Blatt and Perry noted that last year Governor Brad Henry and the Legislature agreed “to suspend and defer payment for two years on a wide range of income tax credits that subsidize various forms of economic activity. Suspending and deferring income tax credits had a revenue impact of some $60 million” for the past two years. Further, “Rebate payments for gross production taxes on horizontal and deep well drilling were also deferred for two years.”
The pair say other measures could be considered: “limiting itemized deductions; eliminating the state tax deduction for state income taxes; and suspending other state tax deductions.”

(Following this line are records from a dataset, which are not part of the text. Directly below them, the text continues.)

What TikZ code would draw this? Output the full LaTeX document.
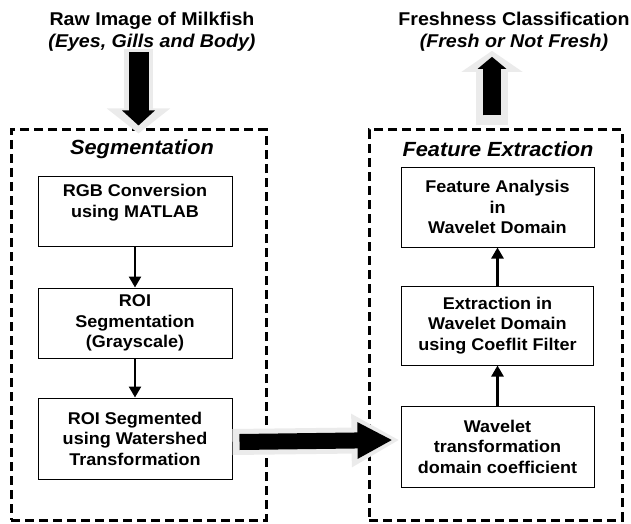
\documentclass[tikz,border=0pt]{standalone}
\usepackage{fontspec}
\setmainfont{Liberation Sans}[FakeStretch=1.06]
\usepackage{tikz}
\usetikzlibrary{arrows.meta, positioning, calc}

\begin{document}
\begin{tikzpicture}[
  x=1pt, y=1pt,
  every node/.style={align=center},
  headtext/.style={inner sep=0pt, font=\fontsize{18.5}{22}\selectfont\bfseries},
  frame/.style={rectangle, draw, line width=3pt, dash pattern=on 9pt off 5pt},
  frametitle/.style={font=\fontsize{20.5}{24}\selectfont\bfseries\itshape},
  stepbox/.style={rectangle, draw, line width=1pt, minimum width=194pt,
                  font=\fontsize{17}{20.5}\selectfont\bfseries},
  arrow/.style={-{Triangle[width=12pt,length=11pt]}, line width=2.5pt},
  shadowarrow/.style={black!8, line width=#1}
]
\useasboundingbox (0,0) rectangle (631,523);

\node[headtext] (raw)   at (152,491) {Raw Image of Milkfish\\\textit{(Eyes, Gills and Body)}};
\node[headtext] (fresh) at (514,491) {Freshness Classification\\\textit{(Fresh or Not Fresh)}};

\node[frame, minimum width=255pt, minimum height=390pt] (segframe)  at (138.5,198) {};
\node[frame, minimum width=253pt, minimum height=390pt] (featframe) at (495.5,198) {};
\node[frametitle] (seglabel)  at (142,374) {Segmentation};
\node[frametitle] (featlabel) at (498,374) {Feature Extraction};

\node[stepbox, minimum height=70pt] (rgb) at (135,312) {RGB Conversion\\using MATLAB\\~};
\node[stepbox, minimum height=70pt, below=41pt of rgb] (roi) {ROI\\Segmentation\\(Grayscale)};
\node[stepbox, minimum height=81pt, below=39pt of roi] (roiw) {ROI Segmented\\using Watershed\\Transformation};

\node[stepbox, minimum width=193pt, minimum height=81pt] (wave) at (497.5,76.5) {Wavelet\\transformation\\domain coefficient};
\node[stepbox, minimum width=192pt, minimum height=79pt, above=40pt of wave] (extr) {Extraction in\\Wavelet Domain\\using Coeflit Filter};
\node[stepbox, minimum width=193pt, minimum height=80pt, above=38pt of extr] (fan) {Feature Analysis\\in\\Wavelet Domain};

\draw[arrow] (rgb) -- (roi);
\draw[arrow] (roi) -- (roiw);
\draw[arrow] (wave) -- (extr);
\draw[arrow] (extr) -- (fan);

% block arrows
\draw[shadowarrow=29pt, -{Triangle[width=62pt,length=25pt]}]
  ([yshift=3pt]raw.south -| segframe.north) -- ([yshift=-5pt]segframe.north);
\draw[line width=20pt, -{Triangle[width=32pt,length=15pt]}]
  (raw.south -| segframe.north) -- ([yshift=3pt]segframe.north);

\draw[shadowarrow=32pt, -{Triangle[width=60pt,length=21pt]}]
  ([xshift=-3.5pt,yshift=3pt]featframe.north) -- ($(featframe.north |- fresh.south)+(-3.5,1)$);
\draw[line width=18pt, -{Triangle[width=28pt,length=12pt]}]
  ([xshift=-3.5pt,yshift=13pt]featframe.north) -- ($(featframe.north |- fresh.south)+(-3.5,-5)$);

\draw[shadowarrow=26pt, -{Triangle[width=50pt,length=48pt]}]
  ([yshift=-3.5pt]roiw.east) -- ([xshift=-1pt,yshift=6.5pt]wave.west);
\draw[line width=16pt, -{Triangle[width=34pt,length=35pt]}]
  ([xshift=7pt,yshift=-3.5pt]roiw.east) -- ([xshift=-8pt,yshift=6.5pt]wave.west);
\end{tikzpicture}
\end{document}
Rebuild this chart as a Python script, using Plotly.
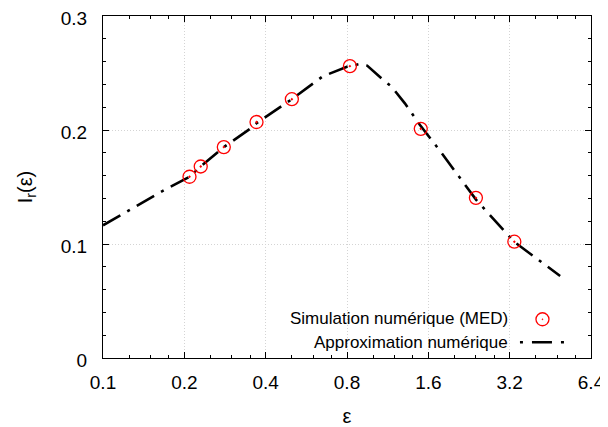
import plotly.graph_objects as go

# Simulation points (MED)
sim_x = [0.209, 0.23, 0.28, 0.37, 0.50, 0.82, 1.50, 2.40, 3.33]
sim_y = [0.159, 0.168, 0.185, 0.207, 0.227, 0.256, 0.201, 0.1405, 0.102]

# Numerical approximation curve
approx_x = [0.1, 0.164, 0.209, 0.23, 0.28, 0.35, 0.37, 0.5, 0.65, 0.8, 0.89, 0.95,
            1.09, 1.17, 1.31, 1.49, 1.74, 2.41, 3.33, 4.92]
approx_y = [0.1164, 0.1458, 0.159, 0.168, 0.185, 0.201, 0.206, 0.227, 0.247, 0.2555,
            0.2578, 0.2565, 0.2438, 0.238, 0.2234, 0.2043, 0.1838, 0.1385, 0.1018, 0.072]

x_ticks = [0.1, 0.2, 0.4, 0.8, 1.6, 3.2, 6.4]
x_ticktext = ["0.1", "0.2", "0.4", "0.8", "1.6", "3.2", "6.4"]
x_minor = [b * m for b in [0.1, 0.2, 0.4, 0.8, 1.6, 3.2] for m in (1.25, 1.5, 1.75)]
y_ticks = [0, 0.1, 0.2, 0.3]
y_ticktext = ["0", "0.1", "0.2", "0.3"]

legend_labels = ["Simulation numérique (MED)", "Approximation numérique"]

FONT = "Liberation Sans, Arial, Helvetica, sans-serif"
DASH = "20px,8px,3px,8px"

fig = go.Figure()
fig.add_trace(go.Scatter(x=approx_x, y=approx_y, mode="lines",
                         line=dict(color="black", width=2.6, dash=DASH),
                         name=legend_labels[1], showlegend=False))
fig.add_trace(go.Scatter(x=sim_x, y=sim_y, mode="markers",
                         marker=dict(symbol="circle-open-dot", size=13, color="red",
                                     line=dict(width=1.3, color="red")),
                         name=legend_labels[0], showlegend=False))

# page body has an 8px margin: the figure starts at (8, 8) in the window
OFF = 8
W, H = 608 - OFF, 427 - OFF
L, R, T, B = 103.3 - OFF, 17, 16 - OFF, 69.3
pw = W - L - R
ph = H - T - B

def px_x(p):
    return (p - OFF - L) / pw

def px_y(p):
    return (H - B - (p - OFF)) / ph

# legend (text right aligned, key on the right, like the original)
fig.add_annotation(x=px_x(510), y=px_y(318), xref="paper", yref="paper",
                   text=legend_labels[0], showarrow=False, xanchor="right", yanchor="middle",
                   font=dict(family=FONT, size=17, color="black"))
fig.add_annotation(x=px_x(510), y=px_y(342), xref="paper", yref="paper",
                   text=legend_labels[1], showarrow=False, xanchor="right", yanchor="middle",
                   font=dict(family=FONT, size=17, color="black"))
fig.add_shape(type="circle", xref="paper", yref="paper",
              x0=px_x(536), x1=px_x(549), y0=px_y(325.5), y1=px_y(312.5),
              line=dict(color="red", width=1.3))
fig.add_shape(type="circle", xref="paper", yref="paper",
              x0=px_x(542), x1=px_x(543), y0=px_y(319.5), y1=px_y(318.5),
              line=dict(color="red", width=0.6), fillcolor="red")
fig.add_shape(type="line", xref="paper", yref="paper",
              x0=px_x(520), x1=px_x(567), y0=px_y(342), y1=px_y(342),
              line=dict(color="black", width=2.6, dash="3px,9px,20px,9px"))

axis_common = dict(showline=True, linecolor="black", linewidth=1.3, mirror="allticks",
                   ticks="inside", ticklen=6, tickwidth=1, tickcolor="black",
                   showgrid=True, gridcolor="#d4d4d4", griddash="1px,2px", gridwidth=1,
                   zeroline=False, automargin=False, ticklabeloverflow="allow",
                   tickfont=dict(family=FONT, size=19, color="black"))

fig.update_xaxes(type="log", range=[-1, 0.80618], tickmode="array",
                 tickvals=x_ticks, ticktext=x_ticktext,
                 minor=dict(tickmode="array", tickvals=x_minor, ticks="inside",
                            ticklen=3, tickcolor="black", showgrid=False),
                 title=dict(text="ε", font=dict(family=FONT, size=20, color="black"),
                            standoff=18),
                 ticklabelstandoff=7,
                 **axis_common)
fig.update_yaxes(range=[0, 0.3], tickmode="array", tickvals=y_ticks, ticktext=y_ticktext,
                 minor=dict(dtick=0.02, ticks="inside", ticklen=3, tickcolor="black",
                            showgrid=False),
                 title=dict(text="I<sub>r</sub>(ε)", font=dict(family=FONT, size=20, color="black"),
                            standoff=22),
                 ticklabelstandoff=11, ticklabelshift=2,
                 **axis_common)

fig.update_layout(width=W, height=H, margin=dict(l=L, r=R, t=T, b=B, autoexpand=False),
                  plot_bgcolor="white", paper_bgcolor="white",
                  font=dict(family=FONT, size=16, color="black"))

fig.write_html("out.html")
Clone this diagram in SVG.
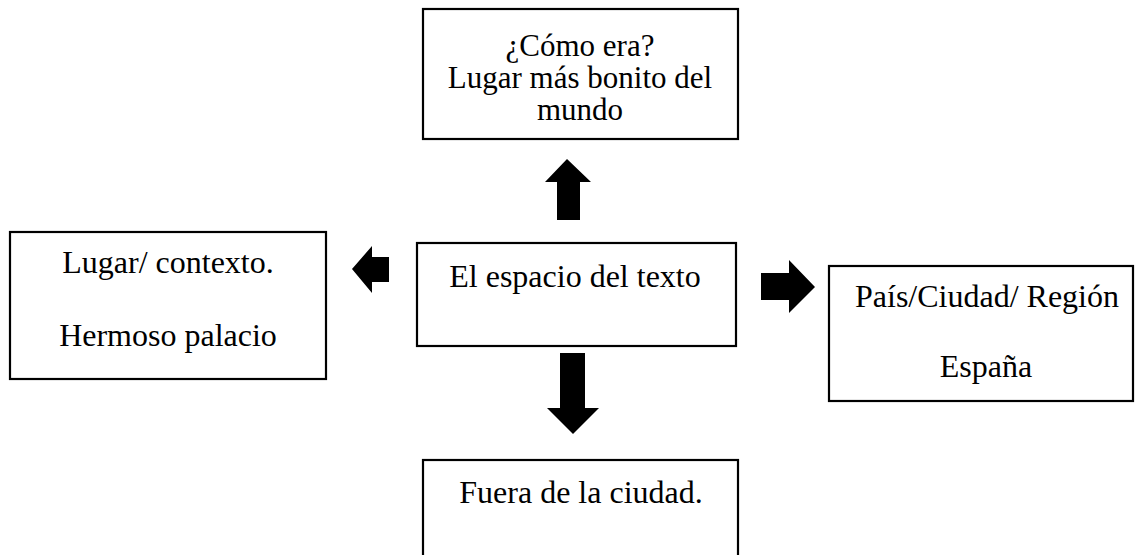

OK Policy encourages the state government to adopt “combined corporate reporting” as a means to “ensure multi-state corporations pay their fair share of taxes.” The change would require multi-state corporations to “add together the profits of all their subsidiaries into one total the state then taxes a share of that combined income based on a formula that takes into account the corporate group’s level of activity in the state as compared to its activity in other states.”
The OK Policy brief also observes that many sales tax exemptions have strong economic or social justification. However, taken as a whole, the exemptions give “the appearance of a hodge-podge of favors and privileges for various industries, sectors and populations” without consistent rationale.
Blatt and Perry also encourage lawmakers to consider eliminating exemptions for online programs, and enforcement of use taxes for Internet sales.
The OK Policy paper concludes, “With the significant budget cuts of previous years already disrupting many important public services, the evidence suggests that we have gone far beyond simply eliminating waste. In addition, several revenue measures discussed above can make Oklahoma more stable and secure over the long term, while ending arbitrary and inefficient subsidies to special interests. If the legislature and governor want to show responsible leadership, these options need to be on the table.”